CAMEO: Correspondence-Attention Alignment for Multi-View Diffusion Models
Minkyung Kwon, Jinhyeok Choi, Jiho Park, Seonghu Jeon, Jinhyuk Jang, Junyoung Seo, Minseop Kwak, Jin-Hwa Kim, Seungryong Kim
TL;DR
The paper addresses how to enforce view-consistency in multi-view diffusion models for novel view synthesis by revealing that cross-view geometric correspondence emerges in attention maps during training. It introduces CAMEO, a simple supervision technique that aligns cross-view attention with explicit geometric correspondences using an MLP head and a correspondence map, achieving substantially faster convergence and higher-quality syntheses. The method is demonstrated to be model-agnostic, improving performance across CAT3D, MVGenMaster, and a DiT-based model, and maintains geometry even under challenging viewpoints. These findings provide a practical pathway to incorporate geometry-aware supervision in diffusion-based NVS, with potential extensions to other multi-view and 4D tasks.
Abstract
Multi-view diffusion models have recently emerged as a powerful paradigm for novel view synthesis, yet the underlying mechanism that enables their view-consistency remains unclear. In this work, we first verify that the attention maps of these models acquire geometric correspondence throughout training, attending to the geometrically corresponding regions across reference and target views for view-consistent generation.

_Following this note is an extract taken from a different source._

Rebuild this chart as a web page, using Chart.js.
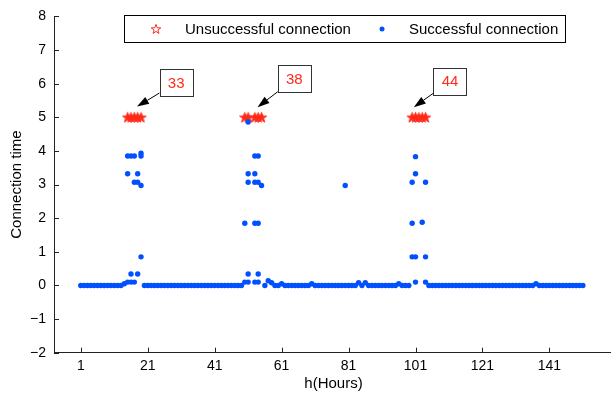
<!DOCTYPE html>
<html>
<head>
<meta charset="utf-8">
<script src="https://cdn.jsdelivr.net/npm/chart.js@4.4.1/dist/chart.umd.min.js"></script>
<style>
  html, body { margin: 0; padding: 0; background: #fff; overflow: hidden; }
  #wrap { position: relative; width: 620px; height: 393px; }
</style>
</head>
<body>
<div id="wrap"><canvas id="chart" width="620" height="393"></canvas></div>
<script>
// Connexions réussies : heure et temps de connexion
const successHours = [
  1, 2, 3, 4, 5, 6, 7, 8, 9, 10, 11, 12, 13, 14,
  15, 15, 15, 16, 16, 16, 17, 17, 17, 18, 18, 18, 19, 19, 19, 19,
  20, 21, 22, 23, 24, 25, 26, 27, 28, 29, 30, 31, 32, 33, 34, 35, 36, 37, 38, 39,
  40, 41, 42, 43, 44, 45, 46, 47, 48, 49,
  50, 50, 51, 51, 51, 51, 51, 53, 53, 53, 53, 53, 54, 54, 54, 54, 54, 55,
  56, 57, 58, 59, 60, 61, 62, 63, 64, 65, 66, 67, 68, 69, 70, 71, 72, 73, 74, 75,
  76, 77, 78, 79, 80, 80, 81, 82, 83, 84, 85, 86, 87, 88, 89, 90, 91, 92, 93, 94,
  95, 96, 97, 98, 99,
  100, 100, 100, 101, 101, 101, 101, 103, 104, 104, 104,
  105, 106, 107, 108, 109, 110, 111, 112, 113, 114, 115, 116, 117, 118, 119, 120,
  121, 122, 123, 124, 125, 126, 127, 128, 129, 130, 131, 132, 133, 134, 135, 136,
  137, 138, 139, 140, 141, 142, 143, 144, 145, 146, 147, 148, 149, 150, 151
];
const successTimes = [
  0, 0, 0, 0, 0, 0, 0, 0, 0, 0, 0, 0, 0, 0.05,
  3.85, 3.32, 0.10, 3.85, 0.34, 0.10, 3.85, 3.07, 0.10, 3.32, 3.07, 0.34, 3.93, 3.85, 2.97, 0.85,
  0, 0, 0, 0, 0, 0, 0, 0, 0, 0, 0, 0, 0, 0, 0, 0, 0, 0, 0, 0,
  0, 0, 0, 0, 0, 0, 0, 0, 0, 0,
  1.85, 0.10, 4.86, 3.32, 3.07, 0.34, 0.10, 3.85, 3.32, 3.07, 1.85, 0.10, 3.85, 3.07, 1.85, 0.34, 0.10, 2.97,
  0, 0.14, 0.08, 0, 0, 0.05, 0, 0, 0, 0, 0, 0, 0, 0, 0.05, 0, 0, 0, 0, 0,
  0, 0, 0, 0, 0, 2.97, 0, 0, 0, 0.08, 0, 0.08, 0, 0, 0, 0, 0, 0, 0, 0,
  0, 0.05, 0, 0, 0,
  3.07, 1.85, 0.85, 3.83, 3.32, 0.85, 0.10, 1.88, 3.07, 0.85, 0.10,
  0, 0, 0, 0, 0, 0, 0, 0, 0, 0, 0, 0, 0, 0, 0, 0,
  0, 0, 0, 0, 0, 0, 0, 0, 0, 0, 0, 0, 0, 0, 0, 0,
  0.05, 0, 0, 0, 0, 0, 0, 0, 0, 0, 0, 0, 0, 0, 0
];

// Connexions échouées (étoiles à 5)
const failHours = [15, 16, 17, 18, 19, 50, 51, 53, 54, 55, 100, 101, 102, 103, 104];
const failTimes = [5, 5, 5, 5, 5, 5, 5, 5, 5, 5, 5, 5, 5, 5, 5];

// Graduations
const xTicks = [1, 21, 41, 61, 81, 101, 121, 141];
const yTicks = [-2, -1, 0, 1, 2, 3, 4, 5, 6, 7, 8];

// Annotations : nombre d'échecs par pic
const calloutText = ["33", "38", "44"];
const calloutX = [29.5, 64.8, 111.3];
const calloutY = [6.02, 6.14, 6.07];
const arrowTipX = [17.8, 53.8, 100.5];
const arrowTipY = [5.32, 5.30, 5.30];

const RED = "#ff2a1a";
const BLUE = "rgb(0, 80, 255)";
const AXIS = "#222";
const FONT = "'Liberation Sans', Arial, sans-serif";

function makeStar(color, R, filled) {
  const size = Math.ceil(R * 2 + 2);
  const c = document.createElement("canvas");
  c.width = size;
  c.height = size;
  const g = c.getContext("2d");
  g.strokeStyle = color;
  g.fillStyle = color;
  g.lineWidth = 1;
  g.beginPath();
  for (let i = 0; i < 10; i++) {
    const r = i % 2 === 0 ? R : R * 0.4;
    const a = -Math.PI / 2 + (i * Math.PI) / 5;
    const px = size / 2 + r * Math.cos(a);
    const py = size / 2 + R * 0.08 + r * Math.sin(a);
    if (i === 0) g.moveTo(px, py);
    else g.lineTo(px, py);
  }
  g.closePath();
  if (filled) g.fill();
  g.stroke();
  return c;
}
const legendStar = makeStar(RED, 5, false);
const plotStar = makeStar(RED, 5.4, true);

// Graduations vers l'intérieur, façon MATLAB
const inwardTicks = {
  id: "inwardTicks",
  afterDraw(chart) {
    const { ctx, chartArea } = chart;
    const x = chart.scales.x, y = chart.scales.y;
    ctx.save();
    ctx.strokeStyle = AXIS;
    ctx.lineWidth = 1;
    ctx.beginPath();
    xTicks.forEach((v) => {
      const px = Math.round(x.getPixelForValue(v)) + 0.5;
      ctx.moveTo(px, chartArea.bottom);
      ctx.lineTo(px, chartArea.bottom - 5);
    });
    yTicks.forEach((v) => {
      const py = Math.round(y.getPixelForValue(v)) + 0.5;
      ctx.moveTo(chartArea.left, py);
      ctx.lineTo(chartArea.left + 5, py);
    });
    ctx.stroke();
    ctx.restore();
  },
};

// Boîtes de texte + flèches
const callouts = {
  id: "callouts",
  afterDraw(chart) {
    const { ctx } = chart;
    const x = chart.scales.x, y = chart.scales.y;
    const hw = 16.5, hh = 13.5;
    ctx.save();
    calloutText.forEach((txt, i) => {
      const cx = x.getPixelForValue(calloutX[i]);
      const cy = y.getPixelForValue(calloutY[i]);
      const tx = x.getPixelForValue(arrowTipX[i]);
      const ty = y.getPixelForValue(arrowTipY[i]);
      const dx = tx - cx, dy = ty - cy;
      const t = Math.min(hw / Math.abs(dx), hh / Math.abs(dy));
      const sx = cx + dx * t, sy = cy + dy * t;
      const len = Math.hypot(tx - sx, ty - sy);
      const ux = (tx - sx) / len, uy = (ty - sy) / len;
      const head = 12, half = 4;
      const bx = tx - ux * head, by = ty - uy * head;
      ctx.strokeStyle = "#000";
      ctx.lineWidth = 1;
      ctx.beginPath();
      ctx.moveTo(sx, sy);
      ctx.lineTo(bx, by);
      ctx.stroke();
      ctx.fillStyle = "#000";
      ctx.beginPath();
      ctx.moveTo(tx, ty);
      ctx.lineTo(bx - uy * half, by + ux * half);
      ctx.lineTo(bx + uy * half, by - ux * half);
      ctx.closePath();
      ctx.fill();

      ctx.fillStyle = "#fff";
      ctx.fillRect(cx - hw, cy - hh, hw * 2, hh * 2);
      ctx.strokeStyle = "#333";
      ctx.strokeRect(Math.round(cx - hw) + 0.5, Math.round(cy - hh) + 0.5, hw * 2, hh * 2);
      ctx.fillStyle = RED;
      ctx.font = "15px " + FONT;
      ctx.textAlign = "center";
      ctx.textBaseline = "middle";
      ctx.fillText(txt, cx, cy + 1);
    });
    ctx.restore();
  },
};

// Légende encadrée en haut
const boxLegend = {
  id: "boxLegend",
  afterDraw(chart) {
    const { ctx } = chart;
    const ds = chart.data.datasets;
    ctx.save();
    ctx.fillStyle = "#fff";
    ctx.fillRect(124, 15, 441, 28);
    ctx.strokeStyle = "#000";
    ctx.lineWidth = 1;
    ctx.strokeRect(124.5, 15.5, 441, 27);
    const cy = 29;
    ctx.drawImage(legendStar, 156 - legendStar.width / 2, cy - legendStar.height / 2);
    ctx.fillStyle = BLUE;
    ctx.beginPath();
    ctx.arc(382, cy, 2.5, 0, Math.PI * 2);
    ctx.fill();
    ctx.fillStyle = "#000";
    ctx.font = "15px " + FONT;
    ctx.textAlign = "left";
    ctx.textBaseline = "middle";
    ctx.fillText(ds[1].label, 185, cy + 1);
    ctx.fillText(ds[0].label, 409, cy + 1);
    ctx.restore();
  },
};

const successPoints = successHours.map((h, i) => ({ x: h, y: successTimes[i] }));
const failPoints = failHours.map((h, i) => ({ x: h, y: failTimes[i] }));

new Chart(document.getElementById("chart"), {
  type: "scatter",
  data: {
    datasets: [
      {
        label: "Successful connection",
        data: successPoints,
        backgroundColor: BLUE,
        borderWidth: 0,
        pointRadius: 2.7,
      },
      {
        label: "Unsuccessful connection",
        data: failPoints,
        pointStyle: plotStar,
        pointRadius: 6,
      },
    ],
  },
  options: {
    responsive: false,
    devicePixelRatio: 1,
    animation: false,
    layout: { padding: { left: 0, top: 10.7, right: 6, bottom: 0 } },
    plugins: {
      legend: { display: false },
      tooltip: { enabled: false },
    },
    scales: {
      x: {
        type: "linear",
        min: -7,
        max: 160,
        afterBuildTicks: (s) => { s.ticks = xTicks.map((v) => ({ value: v })); },
        afterFit: (s) => { s.height = 40.3; },
        grid: { display: false, drawTicks: false },
        border: { display: true, color: AXIS, width: 1 },
        ticks: { color: "#000", padding: 5, font: { family: FONT, size: 14 } },
        title: {
          display: true,
          text: "h(Hours)",
          color: "#000",
          font: { family: FONT, size: 15 },
          padding: { top: 0, bottom: 0 },
        },
      },
      y: {
        min: -2,
        max: 8,
        afterBuildTicks: (s) => { s.ticks = yTicks.map((v) => ({ value: v })); },
        afterFit: (s) => { s.width = 54; },
        grid: { display: false, drawTicks: false },
        border: { display: true, color: AXIS, width: 1 },
        ticks: {
          color: "#000",
          padding: 8,
          font: { family: FONT, size: 14 },
          callback: (v) => (v < 0 ? "\u2212" + Math.abs(v) : String(v)),
        },
        title: {
          display: true,
          text: "Connection time",
          color: "#000",
          font: { family: FONT, size: 15 },
          padding: { top: 8, bottom: 0 },
        },
      },
    },
  },
  plugins: [inwardTicks, callouts, boxLegend],
});
</script>
</body>
</html>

However, this correspondence signal remains incomplete, with its accuracy degrading under large viewpoint changes. Building on these findings, we introduce CAMEO, a simple yet effective training technique that directly supervises attention maps using geometric correspondence to enhance both the training efficiency and generation quality of multi-view diffusion models. Notably, supervising a single attention layer is sufficient to guide the model toward learning precise correspondences, thereby preserving the geometry and structure of reference images, accelerating convergence, and improving novel view synthesis performance. CAMEO reduces the number of training iterations required for convergence by half while achieving superior performance at the same iteration counts. We further demonstrate that CAMEO is model-agnostic and can be applied to any multi-view diffusion model.